To celebrate each national championship cited in a pregame video. To taunt the Tar Heels. To declare their allegiance to Krzyzewski, who will finish his career with 572 wins at Cameron. To make a ruckus.

The direction on the cheer sheet for students, after all, was: “Just be louder than ever today.”

The Duke bench was not quiet, either. The man routinely called Coach K, nearly alone there in not donning a sartorial tribute to his career, often was.

Tipoff approached. He sat, arms crossed and maybe a bit teary. The horn sounded to signal that the game was near. He clapped his hands, stretched his fingers, clenched his fists wordlessly. He peered at midcourt. He clapped his hands again.

A basketball game, the 257th meeting between Duke and North Carolina, eventually began.

He grimaced when North Carolina scored first. Twenty-four seconds in, he rose for the first time, gesturing and shouting because his guidance had no hope of being heard otherwise. The fans were already officiating.

He faded into the blur of the game, even though, even now, even after all these decades, he would still sometimes tense, frozen in the moment, when one of his players took a shot.

No Duke eyes — and the ones in attendance included people with surnames you will remember, like Brand, Hill, Laettner and Redick — ever seemed terribly far from him, though. Glance behind the bench, and many of the old stalwarts were standing and watching their old coach, their faces turning toward him as much as the scoreboard above.

Besides Krzyzewski, they often looked like the quietest men in the place, though they and the coach punched the air and roared in unified fury over a foul call that went Carolina’s way.

Quiet would come between Saturday and Thursday, when Duke will play in Brooklyn as the top seed in the Atlantic Coast Conference tournament. Somewhat quiet moments came when Duke shot free throws, but eardrums cannot draw still so fast.

And quiet sometimes started to encroach late. Duke fell behind by 10 with about 52 seconds to play, done in by a porous Blue Devils defense and a dynamic North Carolina team with a first-year coach, Hubert Davis, who suppressed a grin and talked after the game about how he had told his team to “let all that sideshow stuff go on” and keep focused on the Tar Heels’ own handiwork.

Krzyzewski, whose team had beaten North Carolina by 20 points during a visit to Chapel Hill last month, was left to stand on the sideline, his arms again crossed. He clasped his hands behind his back. He bit his lip as he watched a less heralded team that he later said “played a lot better than we did” march toward history as the squad that spoiled his farewell. The noise still stirred, never quite extinguished.

Everyone knew the outcome, though. They were simply marking time toward a North Carolina win, 94-81, that the oddsmakers and the faithful alike had thought improbable.

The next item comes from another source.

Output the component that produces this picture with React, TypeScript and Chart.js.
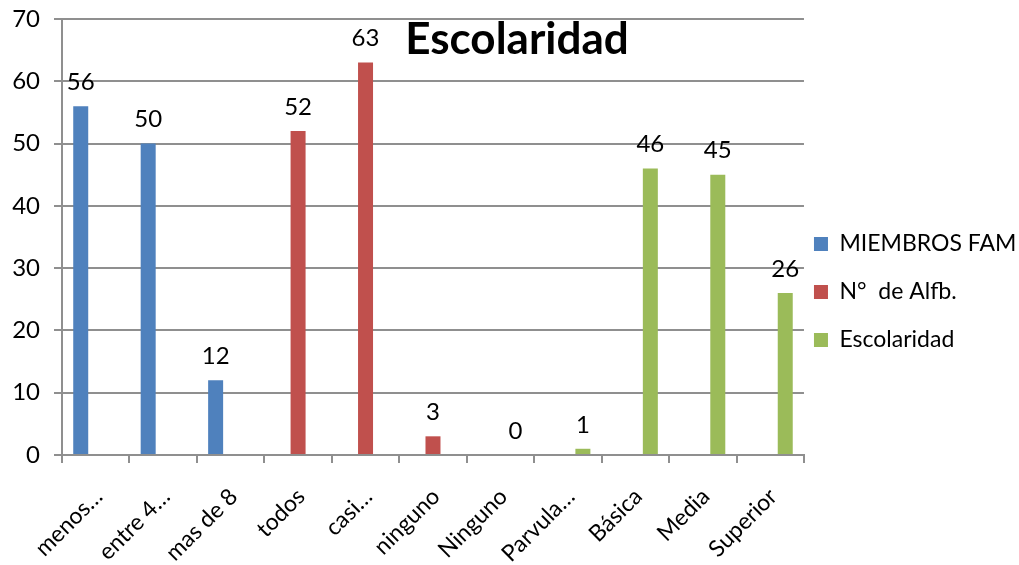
import React, { useEffect, useRef } from "react";
import { Chart, registerables } from "chart.js";

Chart.register(...registerables);

const categories = [
  "menos…",
  "entre 4…",
  "mas de 8",
  "todos",
  "casi…",
  "ninguno",
  "Ninguno",
  "Parvula…",
  "Básica",
  "Media",
  "Superior",
];
const miembrosFam = [56, 50, 12, null, null, null, null, null, null, null, null];
const alfabetizacion = [null, null, null, 52, 63, 3, null, null, null, null, null];
const escolaridad = [null, null, null, null, null, null, 0, 1, 46, 45, 26];
const yTicks = { min: 0, max: 70, step: 10 };
const chartTitle = "Escolaridad";

const FONT = "Lato, 'Open Sans', sans-serif";
const GRID = "#8f8f8f";

const valueLabels = {
  id: "valueLabels",
  afterDatasetsDraw(chart: any) {
    const ctx = chart.ctx;
    ctx.save();
    ctx.font = `24px ${FONT}`;
    ctx.fillStyle = "#000";
    ctx.textAlign = "center";
    ctx.textBaseline = "bottom";
    chart.data.datasets.forEach((ds: any, di: number) => {
      const meta = chart.getDatasetMeta(di);
      meta.data.forEach((el: any, i: number) => {
        const v = ds.data[i];
        if (v === null || v === undefined) return;
        ctx.fillText(String(v), el.x, el.y - 12);
      });
    });
    ctx.restore();
  },
};

const overlayTitle = {
  id: "overlayTitle",
  afterDraw(chart: any) {
    const ctx = chart.ctx;
    ctx.save();
    ctx.font = `bold 44px ${FONT}`;
    ctx.fillStyle = "#000";
    ctx.textAlign = "center";
    ctx.textBaseline = "alphabetic";
    ctx.fillText(chartTitle, 517, 54);
    ctx.restore();
  },
};

const legendShift = {
  id: "legendShift",
  afterLayout(chart: any) {
    const l = chart.legend;
    if (!l) return;
    l.left -= 15;
    l.right -= 15;
  },
};

export default function App() {
  const ref = useRef<HTMLCanvasElement>(null);
  useEffect(() => {
    if (!ref.current) return;
    const chart = new Chart(ref.current, {
      type: "bar",
      data: {
        labels: categories,
        datasets: [
          { label: "MIEMBROS FAM", data: miembrosFam, backgroundColor: "#4F81BD" },
          { label: "N°  de Alfb.", data: alfabetizacion, backgroundColor: "#C0504D" },
          { label: "Escolaridad", data: escolaridad, backgroundColor: "#9BBB59" },
        ],
      },
      options: {
        responsive: false,
        animation: false,
        devicePixelRatio: 1,
        datasets: {
          bar: { categoryPercentage: 0.667, barPercentage: 1.0 },
        },
        layout: { padding: { top: 19, right: -22.4, left: 0, bottom: 0 } },
        plugins: {
          title: { display: false },
          tooltip: { enabled: false },
          legend: {
            position: "right",
            labels: {
              boxWidth: 14,
              boxHeight: 14,
              padding: 25,
              color: "#000",
              font: { family: FONT, size: 23 },
            },
          },
        },
        scales: {
          x: {
            offset: true,
            grid: {
              offset: true,
              display: true,
              drawOnChartArea: false,
              drawTicks: true,
              tickLength: 8,
              color: GRID,
              lineWidth: 2,
            },
            border: { display: true, color: GRID, width: 2 },
            ticks: {
              autoSkip: false,
              minRotation: 45,
              maxRotation: 45,
              color: "#000",
              font: { family: FONT, size: 23 },
              padding: 20,
              labelOffset: 3,
            },
            afterFit(s: any) {
              s.height = 110;
            },
          },
          y: {
            min: yTicks.min,
            max: yTicks.max,
            ticks: {
              stepSize: yTicks.step,
              color: "#000",
              font: { family: FONT, size: 24, lineHeight: 0.1 },
              padding: 14,
            },
            grid: { color: GRID, lineWidth: 2, tickLength: 8, drawTicks: true },
            border: { display: true, color: GRID, width: 2 },
            afterFit(s: any) {
              s.width = 62;
            },
          },
        },
      },
      plugins: [valueLabels, overlayTitle, legendShift],
    });
    return () => chart.destroy();
  }, []);
  return (
    <div style={{ position: "absolute", left: 0, top: 0, width: 1019, height: 565, background: "#fff" }}>
      <canvas ref={ref} width={1019} height={565} />
    </div>
  );
}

“I’m sorry about this afternoon,” Krzyzewski, who spent much of the aftermath mixing notes of gratitude with unsparing critiques of his team, told the crowd. “It’s unacceptable. Today was unacceptable.”

The season was not over, he preached. But his time at Cameron was.

He still has 1,196 career wins, including 1,123 as Duke’s coach.

The last ones, if there will be any, will have to come someplace else. This weekend, at least, proved again that noise and pageantry will take any team and any coach only so far, especially when a Tobacco Road rival is in town.

“I’m glad this is over,” Krzyzewski, who capped his first regular season at Cameron by upsetting North Carolina in overtime, mused after the night’s ceremony. “Let’s just coach and see what the hell happens in the tournaments.”